Dramatic hillside castle anyone?

If you’re going to Dunnottar Castle by bus, you have a choice of ways to get there. There’s a bus stop on the main road just around from the entrance road or you can get off in the nearby town of Stonehaven and take the forty-minute walk around the cliffs. OK I’m joking.

Of course you’ll do the walk around the cliffs. It has the best views.

And random Greek temples on the hillside.

Now this is the best view. It is worth the climbing the hill and walking around the cliffs just to see this. Really.

(And the previous photo? It’s the war memorial.)

Also a great view. Although you might want to pause here and wonder how to get from THIS hill to THAT hill, because it’s about to become an important issue.

The steps start at the top of the peak in the top left (you might be able to make out the handrails) and come down the slope and then turn and come down more and then turn again and become the path up to the gate.

Most of the buildings on the site are from the 16th & 17th century, but that keep is late 14th century.

The great hall. (Perhaps I should add for the less-castlely inclined, the great hall is where everything happened, so there’s basically the hall, private chambers and the utilitarian rooms.)

And a great view.

The site is well laid out. It’s relatively easy to get around and find things. There’s a card given out at the entry that tells you where everything is. There are discreet panels with information at strategic points, that give tell you what each building is, when it was built and any interesting points.

But there didn’t seem to be, at any point, anywhere, a summary of the site’s history, and that’s important in giving context. Otherwise, it’s just a bunch of stones. Near the entrances, there’s a nice building full of information panels but it’s almost all about the about the Honours of Scotland (a lot, I wasn’t sure what was important to read so I didn’t read any).

If you’re interested:

The Honours of Scotland, informally known as the Scottish Crown Jewels, are regalia that were worn by Scottish kings and queens at their coronations. Kept in Edinburgh Castle, they date from the 15th and 16th centuries, and are the oldest surviving set of crown jewels in the British Isles. . . . The Honours were last used at a coronation in 1651, when Charles II was crowned at Scone. As Oliver Cromwell had invaded Scotland the previous year, and Edinburgh Castle had surrendered to his army that December, the Honours could not be returned there. The English Crown Jewels had already been melted down and struck into coins by the Commonwealth. With Cromwell’s army fast advancing on Scone, in June 1651 the Privy Council decided to place them at Dunnottar Castle in Kincardineshire, the family seat of the Earl Marischal, the custodian of the Honours.
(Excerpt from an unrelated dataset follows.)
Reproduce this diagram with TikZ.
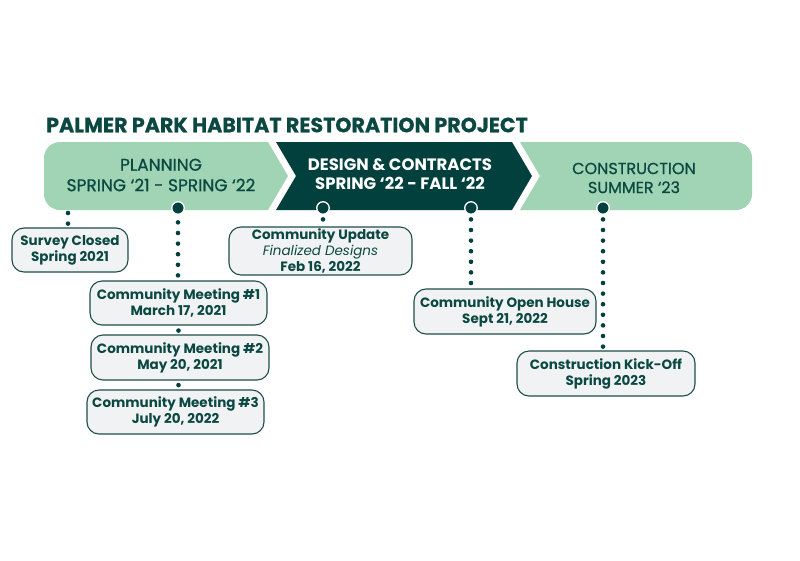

They were brought to Dunnottar, hidden in sacks of wool, and Sir George Ogilvie of Barras, lieutenant-governor of the castle, was given responsibility for its defence. In November 1651, Cromwell’s troops called on Ogilvie to surrender, but he refused. During the subsequent blockade of the castle, the removal of the Honours of Scotland was planned by Elizabeth Douglas, wife of Sir George Ogilvie, and Christian Fletcher, wife of James Granger, minister of Kinneff Parish Church. Two stories exist regarding the removal of the Honours. Fletcher stated in 1664 that over the course of three visits to the castle in February and March 1652, she carried away the crown, sceptre, sword and scabbard hidden amongst sacks of goods. Another account, given in the 18th century by a tutor to the Earl Marischal, records that the honours were lowered from the castle onto the beach, where they were collected by Fletcher’s servant and carried off in a creel of seaweed.

There’s even a model of the castle site in 1651, with all the bits marked and a description of what they were. But beyond 1651? I couldn’t see anything. If the keep was the first stone building, I guess there was a wooden castle-type building before that, built for someone, another earl guy?, for some reason. Then in the 16ht/17th century there was some major redevelopment, presumably to make it more comfortable and up-to-date.

Then in the chapel it says the first chapel burnt down, with a garrison of English soldiers inside, by William Wallace in 1297. Well that came out of nowhere.

The other thing that was missing: that complex on the buildings on the left, there’s nothing that says what it is. There’s information about individual parts, when they were built, what they were used for. There’s a dining room, a drawing room, and a suite for the earl and countess around a courtyard, so I assume it’s the main (17th century) residence. But I had to piece this together.

Fireplace in the earl’s suite.

The Silver House on the left (maybe for storing the silver) and a residence on the right

The pends, and the way out.

I should add the going UP the stairs was probably easier than coming down. They are wide and shallow, so easy to take in your stride (literally).

I stopped for lunch and had an offer to help with my burger (an Angus burger with bacon, haggis & salad for those interested).

Then I stopped in the nearby town, Stonehaven. The harbour.

And an interesting clock tower.

The town itself is built around a market square, which is now a car park.